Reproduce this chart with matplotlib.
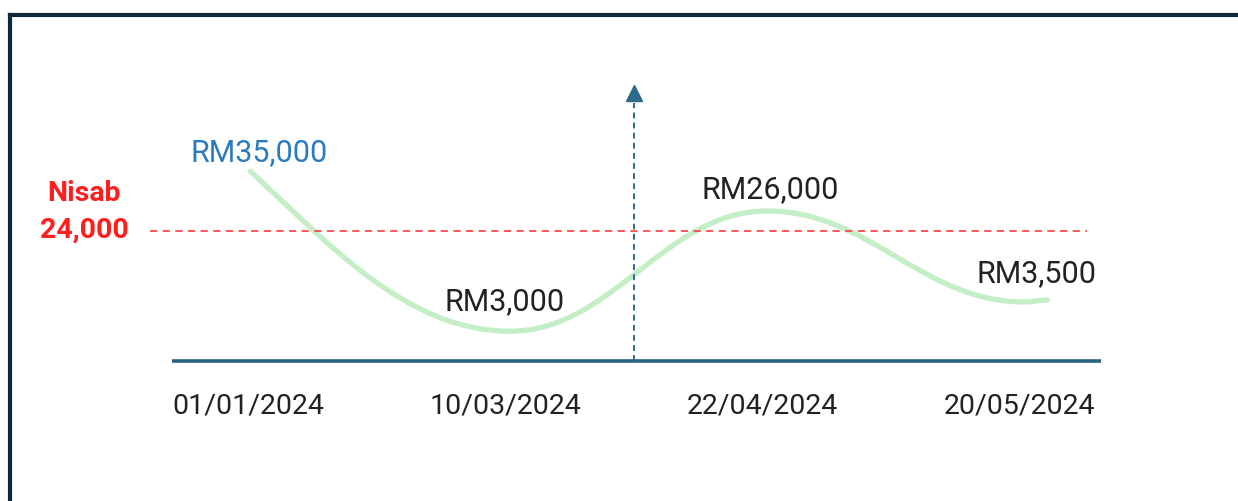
"""Nisab vs. balance timeline sketch (illustrative haul chart)."""
import matplotlib
matplotlib.use("Agg")
import matplotlib.pyplot as plt
from matplotlib.path import Path
from matplotlib.patches import PathPatch
from matplotlib.lines import Line2D

plt.rcParams["font.family"] = ["Roboto", "DejaVu Sans"]

# --- data -------------------------------------------------------------------
dates = ["01/01/2024", "10/03/2024", "22/04/2024", "20/05/2024"]
balances = [35000, 3000, 26000, 3500]
balance_labels = ["RM35,000", "RM3,000", "RM26,000", "RM3,500"]
nisab = 24000
nisab_title = "Nisab"
nisab_value = "24,000"

# the drawn wave is illustrative: its turning points
curve_x = [0.01, 1.02, 2.02, 3.02, 3.11]
curve_y = [35000, 5500, 27700, 10900, 11250]

# --- style -------------------------------------------------------------------
NAVY = "#10293a"
AXIS_BLUE = "#2a6283"
ARROW_BLUE = "#2d6a8c"
GREEN = "#c4eec6"
RED = "#ff1f1f"
RED_LINE = "#ff4a4a"
LABEL_BLUE = "#2b7bbf"
TEXT = "#222222"

# label offsets from the wave turning points, in points
label_off = [(6, 14), (-4, 22), (2, 16), (9, 21)]
label_col = [LABEL_BLUE, TEXT, TEXT, TEXT]


def wave_path(xs, ys):
    """Cubic bezier through the turning points, flat tangents except the start."""
    verts = [(xs[0], ys[0])]
    codes = [Path.MOVETO]
    for i in range(len(xs) - 1):
        x0, y0, x1, y1 = xs[i], ys[i], xs[i + 1], ys[i + 1]
        dx = x1 - x0
        if i == 0:
            c1 = (x0 + 0.30 * dx, y0 + 0.45 * (y1 - y0))
        else:
            c1 = (x0 + 0.40 * dx, y0)
        c2 = (x1 - 0.40 * dx, y1)
        verts += [c1, c2, (x1, y1)]
        codes += [Path.CURVE4] * 3
    return Path(verts, codes)


fig = plt.figure(figsize=(12.38, 5.02), dpi=100)
ax = fig.add_axes([0, 0, 1, 1])
ax.set_xlim(-0.965, 3.852)
ax.set_ylim(-25846, 66830)
ax.axis("off")

# outer frame (left and top edges only are in view)
fig.add_artist(Line2D([10 / 1238, 10 / 1238], [0, 1 - 16 / 502],
                      color=NAVY, lw=3.0, transform=fig.transFigure))
fig.add_artist(Line2D([10 / 1238, 1.0], [1 - 16 / 502, 1 - 16 / 502],
                      color=NAVY, lw=3.0, transform=fig.transFigure))

# baseline
ax.plot([-0.296, 3.32], [0, 0], color=AXIS_BLUE, lw=2.6, solid_capstyle="butt")

# nisab threshold
ax.plot([-0.381, 3.265], [nisab, nisab], color=RED_LINE, lw=1.3,
        linestyle=(0, (4, 3)))
ax.annotate(nisab_value, xy=(-0.381, nisab), xytext=(-47.5, 1.5),
            textcoords="offset points", ha="center", va="center",
            color=RED, fontsize=20.5, fontweight="bold")
ax.annotate(nisab_title, xy=(-0.381, nisab), xytext=(-47.5, 28),
            textcoords="offset points", ha="center", va="center",
            color=RED, fontsize=20.5, fontweight="bold")

# today marker: dashed upward arrow between the middle dates
mid = (len(dates) - 1) / 2
ax.plot([mid, mid], [0, 47600], color=ARROW_BLUE, lw=1.4,
        linestyle=(0, (3, 2.2)))
ax.plot([mid], [49500], marker="^", ms=11, color=ARROW_BLUE, mec=ARROW_BLUE)

# balance wave
ax.add_patch(PathPatch(wave_path(curve_x, curve_y), facecolor="none",
                       edgecolor=GREEN, lw=3.8, capstyle="round"))

# value labels
for i, (lab, off, col) in enumerate(zip(balance_labels, label_off, label_col)):
    ax.annotate(lab, xy=(curve_x[i], curve_y[i]),
                xytext=off, textcoords="offset points", ha="center",
                va="center", color=col, fontsize=22)

# date labels under the baseline
for i, d in enumerate(dates):
    ax.annotate(d, xy=(i, 0), xytext=(0, -32), textcoords="offset points",
                ha="center", va="center", color=TEXT, fontsize=20.5)

fig.savefig("out.png", dpi=100)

> Problem to solve:
Copy each line above precisely, dropping the pictures.

> Response for this exercise:
Reproduce this chart with matplotlib.
"""Nisab vs. balance timeline sketch (illustrative haul chart)."""
import matplotlib
matplotlib.use("Agg")
import matplotlib.pyplot as plt
from matplotlib.path import Path
from matplotlib.patches import PathPatch
from matplotlib.lines import Line2D

plt.rcParams["font.family"] = ["Roboto", "DejaVu Sans"]

# --- data -------------------------------------------------------------------
dates = ["01/01/2024", "10/03/2024", "22/04/2024", "20/05/2024"]
balances = [35000, 3000, 26000, 3500]
balance_labels = ["RM35,000", "RM3,000", "RM26,000", "RM3,500"]
nisab = 24000
nisab_title = "Nisab"
nisab_value = "24,000"

# the drawn wave is illustrative: its turning points
curve_x = [0.01, 1.02, 2.02, 3.02, 3.11]
curve_y = [35000, 5500, 27700, 10900, 11250]

# --- style -------------------------------------------------------------------
NAVY = "#10293a"
AXIS_BLUE = "#2a6283"
ARROW_BLUE = "#2d6a8c"
GREEN = "#c4eec6"
RED = "#ff1f1f"
RED_LINE = "#ff4a4a"
LABEL_BLUE = "#2b7bbf"
TEXT = "#222222"

# label offsets from the wave turning points, in points
label_off = [(6, 14), (-4, 22), (2, 16), (9, 21)]
label_col = [LABEL_BLUE, TEXT, TEXT, TEXT]


def wave_path(xs, ys):
    """Cubic bezier through the turning points, flat tangents except the start."""
    verts = [(xs[0], ys[0])]
    codes = [Path.MOVETO]
    for i in range(len(xs) - 1):
        x0, y0, x1, y1 = xs[i], ys[i], xs[i + 1], ys[i + 1]
        dx = x1 - x0
        if i == 0:
            c1 = (x0 + 0.30 * dx, y0 + 0.45 * (y1 - y0))
        else:
            c1 = (x0 + 0.40 * dx, y0)
        c2 = (x1 - 0.40 * dx, y1)
        verts += [c1, c2, (x1, y1)]
        codes += [Path.CURVE4] * 3
    return Path(verts, codes)


fig = plt.figure(figsize=(12.38, 5.02), dpi=100)
ax = fig.add_axes([0, 0, 1, 1])
ax.set_xlim(-0.965, 3.852)
ax.set_ylim(-25846, 66830)
ax.axis("off")

# outer frame (left and top edges only are in view)
fig.add_artist(Line2D([10 / 1238, 10 / 1238], [0, 1 - 16 / 502],
                      color=NAVY, lw=3.0, transform=fig.transFigure))
fig.add_artist(Line2D([10 / 1238, 1.0], [1 - 16 / 502, 1 - 16 / 502],
                      color=NAVY, lw=3.0, transform=fig.transFigure))

# baseline
ax.plot([-0.296, 3.32], [0, 0], color=AXIS_BLUE, lw=2.6, solid_capstyle="butt")

# nisab threshold
ax.plot([-0.381, 3.265], [nisab, nisab], color=RED_LINE, lw=1.3,
        linestyle=(0, (4, 3)))
ax.annotate(nisab_value, xy=(-0.381, nisab), xytext=(-47.5, 1.5),
            textcoords="offset points", ha="center", va="center",
            color=RED, fontsize=20.5, fontweight="bold")
ax.annotate(nisab_title, xy=(-0.381, nisab), xytext=(-47.5, 28),
            textcoords="offset points", ha="center", va="center",
            color=RED, fontsize=20.5, fontweight="bold")

# today marker: dashed upward arrow between the middle dates
mid = (len(dates) - 1) / 2
ax.plot([mid, mid], [0, 47600], color=ARROW_BLUE, lw=1.4,
        linestyle=(0, (3, 2.2)))
ax.plot([mid], [49500], marker="^", ms=11, color=ARROW_BLUE, mec=ARROW_BLUE)

# balance wave
ax.add_patch(PathPatch(wave_path(curve_x, curve_y), facecolor="none",
                       edgecolor=GREEN, lw=3.8, capstyle="round"))

# value labels
for i, (lab, off, col) in enumerate(zip(balance_labels, label_off, label_col)):
    ax.annotate(lab, xy=(curve_x[i], curve_y[i]),
                xytext=off, textcoords="offset points", ha="center",
                va="center", color=col, fontsize=22)

# date labels under the baseline
for i, d in enumerate(dates):
    ax.annotate(d, xy=(i, 0), xytext=(0, -32), textcoords="offset points",
                ha="center", va="center", color=TEXT, fontsize=20.5)

fig.savefig("out.png", dpi=100)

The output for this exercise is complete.